2006/03: 新開発と保存のあり方について:表参道ヒルズ pdf版 (『New Words』2006 年春号 pp.120-1)
 今回は保存の話。自宅の話も最初は入れていたが紙幅がなくなり最終的には割愛。ここで書いた話(同潤会の昔のアパートはつまらん建物で保存の価値なんかなくて、ありがたがってる連中はヴァカであること、および表参道ヒルズの裏通りはよいぞ、という話)はあちこちで使い回した。

2006/03: 「ロリータ」は 20 世紀的に不健全な変態の書である。 pdf版 (『New Words』2006 年春号 p.152)
 『ロリータ』は改めて読むと、とても後味の悪い本。ブンガクをえらいものにしたがる連中は、何やらロリータをおきれいにしたがって、ロリコンの語源とするのは誤解だとか、果ては美しい愛の書だとかいうでたらめを言う連中までいるんだが、本当に薄汚い変態の話だし(ロリータが幼女でないなんてのは揚げ足取りだ)、丸谷才一は読売の書評で滑稽だとかなんとか持ち上げてるが、年寄りは変なことで感心するんだねえ。川又千秋はかつて、ブンガクが不健全であってはならない、文学者にも健康な人生を送る権利があるはず、という明言を吐いたが(「夢の言葉、言葉の夢」の島尾敏雄論だったと思う)、残念ながらその権利をきちんと活用してくれないのが20世紀のブンガクなのだ。ロリータはその見本。

2006/11: 北京の宴のあとで:第二次東京オリンピックを実現させるには pdf版 (『New Words』2007 年冬号 pp.142-3)

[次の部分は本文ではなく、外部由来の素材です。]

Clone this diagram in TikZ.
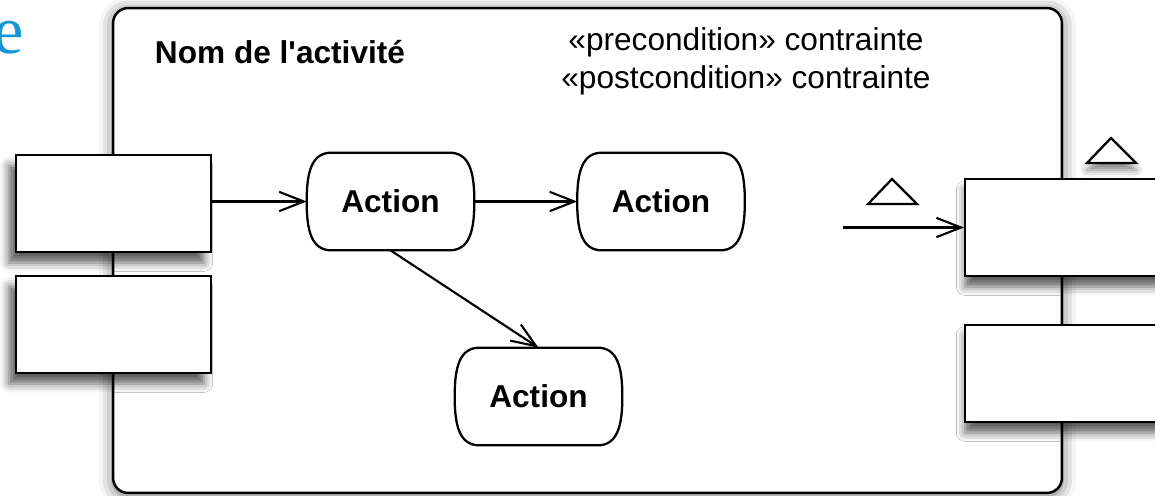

 つぶれたと思っていたら、やたらに間が開いたあとで急に出ることになったとか。オリンピックで都市がどうかわるか、というお題を提案されたのだけれど、それ以前にそもそも誘致できるかでしょ、ということでこんな記事を書いた。北京とどう差をつけるかって、本当に重要だと思うよ、本気でとりにいくなら。